Aim
Copy exactly the lines that run from the top of the listing to the line containing "const legendCtrl = 'path://M0,4", both ends included, and omit the pictures.

---

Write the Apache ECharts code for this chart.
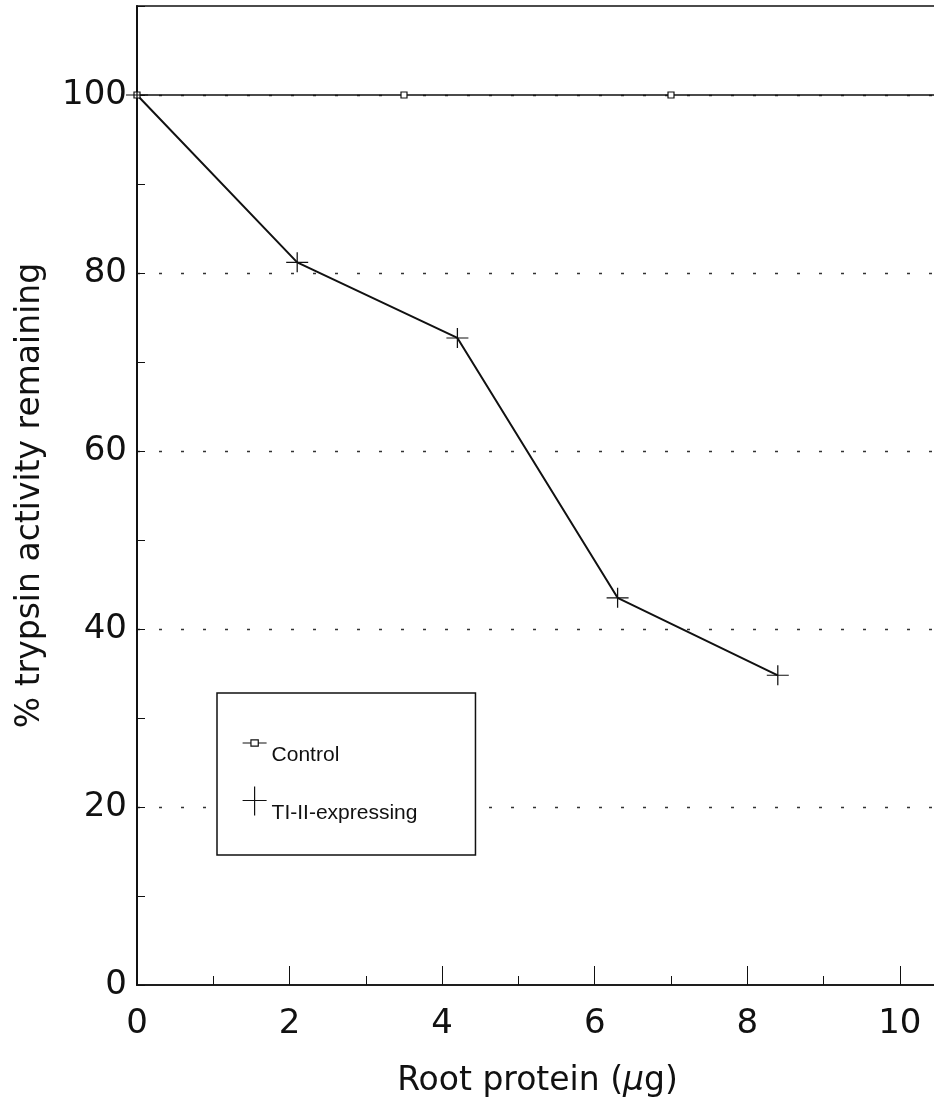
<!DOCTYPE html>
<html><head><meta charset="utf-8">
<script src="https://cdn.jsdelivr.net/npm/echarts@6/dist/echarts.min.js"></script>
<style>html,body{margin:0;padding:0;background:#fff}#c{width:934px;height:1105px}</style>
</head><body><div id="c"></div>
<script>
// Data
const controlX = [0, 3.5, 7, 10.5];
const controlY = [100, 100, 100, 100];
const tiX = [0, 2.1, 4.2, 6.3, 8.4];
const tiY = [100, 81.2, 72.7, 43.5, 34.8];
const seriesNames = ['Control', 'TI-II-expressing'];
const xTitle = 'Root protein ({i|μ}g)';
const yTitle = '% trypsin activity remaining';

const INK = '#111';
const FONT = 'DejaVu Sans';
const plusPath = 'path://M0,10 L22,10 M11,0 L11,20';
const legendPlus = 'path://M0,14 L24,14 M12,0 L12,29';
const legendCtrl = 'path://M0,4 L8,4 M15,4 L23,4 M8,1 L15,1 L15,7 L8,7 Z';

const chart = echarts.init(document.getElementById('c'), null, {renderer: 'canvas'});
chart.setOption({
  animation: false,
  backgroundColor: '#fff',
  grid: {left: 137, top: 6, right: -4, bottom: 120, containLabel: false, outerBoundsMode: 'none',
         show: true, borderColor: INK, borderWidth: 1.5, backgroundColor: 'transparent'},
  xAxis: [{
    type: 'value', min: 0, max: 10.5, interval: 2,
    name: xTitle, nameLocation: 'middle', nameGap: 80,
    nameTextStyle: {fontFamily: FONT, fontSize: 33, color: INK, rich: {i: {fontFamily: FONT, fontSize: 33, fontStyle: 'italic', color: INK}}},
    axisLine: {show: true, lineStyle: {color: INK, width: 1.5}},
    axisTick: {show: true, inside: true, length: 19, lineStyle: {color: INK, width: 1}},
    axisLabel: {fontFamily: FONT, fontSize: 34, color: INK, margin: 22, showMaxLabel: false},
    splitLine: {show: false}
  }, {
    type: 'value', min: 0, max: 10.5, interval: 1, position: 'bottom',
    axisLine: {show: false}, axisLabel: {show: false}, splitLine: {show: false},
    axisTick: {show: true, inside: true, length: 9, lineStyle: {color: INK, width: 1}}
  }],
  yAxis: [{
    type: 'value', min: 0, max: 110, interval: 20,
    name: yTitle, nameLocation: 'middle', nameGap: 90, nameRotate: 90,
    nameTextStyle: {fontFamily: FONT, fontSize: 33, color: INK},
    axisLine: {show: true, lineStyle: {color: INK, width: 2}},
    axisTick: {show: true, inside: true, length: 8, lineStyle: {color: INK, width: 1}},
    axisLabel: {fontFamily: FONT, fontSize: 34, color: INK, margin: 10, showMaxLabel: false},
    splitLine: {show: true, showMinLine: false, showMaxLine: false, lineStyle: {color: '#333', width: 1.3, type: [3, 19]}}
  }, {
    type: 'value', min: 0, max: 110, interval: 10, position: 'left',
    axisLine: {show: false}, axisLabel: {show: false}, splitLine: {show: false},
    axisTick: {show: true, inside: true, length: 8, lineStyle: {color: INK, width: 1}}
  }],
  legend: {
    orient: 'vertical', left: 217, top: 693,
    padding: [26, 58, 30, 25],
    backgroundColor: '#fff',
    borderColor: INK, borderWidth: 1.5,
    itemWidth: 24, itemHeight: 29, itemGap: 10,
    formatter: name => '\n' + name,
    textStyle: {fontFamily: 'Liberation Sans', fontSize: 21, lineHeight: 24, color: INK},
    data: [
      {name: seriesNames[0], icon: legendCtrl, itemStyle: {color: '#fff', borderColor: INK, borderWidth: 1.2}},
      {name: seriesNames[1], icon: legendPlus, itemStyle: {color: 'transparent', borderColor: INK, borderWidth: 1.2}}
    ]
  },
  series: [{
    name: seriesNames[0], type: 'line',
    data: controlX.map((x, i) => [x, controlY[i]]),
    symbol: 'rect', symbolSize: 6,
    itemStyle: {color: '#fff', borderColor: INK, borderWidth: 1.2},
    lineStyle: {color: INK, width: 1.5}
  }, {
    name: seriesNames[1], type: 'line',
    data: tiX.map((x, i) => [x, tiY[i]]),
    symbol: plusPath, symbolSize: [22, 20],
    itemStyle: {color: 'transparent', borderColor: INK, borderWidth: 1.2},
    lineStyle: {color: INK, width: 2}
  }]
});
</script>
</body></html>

---

Exercise result
Write the Apache ECharts code for this chart.
<!DOCTYPE html>
<html><head><meta charset="utf-8">
<script src="https://cdn.jsdelivr.net/npm/echarts@6/dist/echarts.min.js"></script>
<style>html,body{margin:0;padding:0;background:#fff}#c{width:934px;height:1105px}</style>
</head><body><div id="c"></div>
<script>
// Data
const controlX = [0, 3.5, 7, 10.5];
const controlY = [100, 100, 100, 100];
const tiX = [0, 2.1, 4.2, 6.3, 8.4];
const tiY = [100, 81.2, 72.7, 43.5, 34.8];
const seriesNames = ['Control', 'TI-II-expressing'];
const xTitle = 'Root protein ({i|μ}g)';
const yTitle = '% trypsin activity remaining';

const INK = '#111';
const FONT = 'DejaVu Sans';
const plusPath = 'path://M0,10 L22,10 M11,0 L11,20';
const legendPlus = 'path://M0,14 L24,14 M12,0 L12,29';
const legendCtrl = 'path://M0,4 L8,4 M15,4 L23,4 M8,1 L15,1 L15,7 L8,7 Z';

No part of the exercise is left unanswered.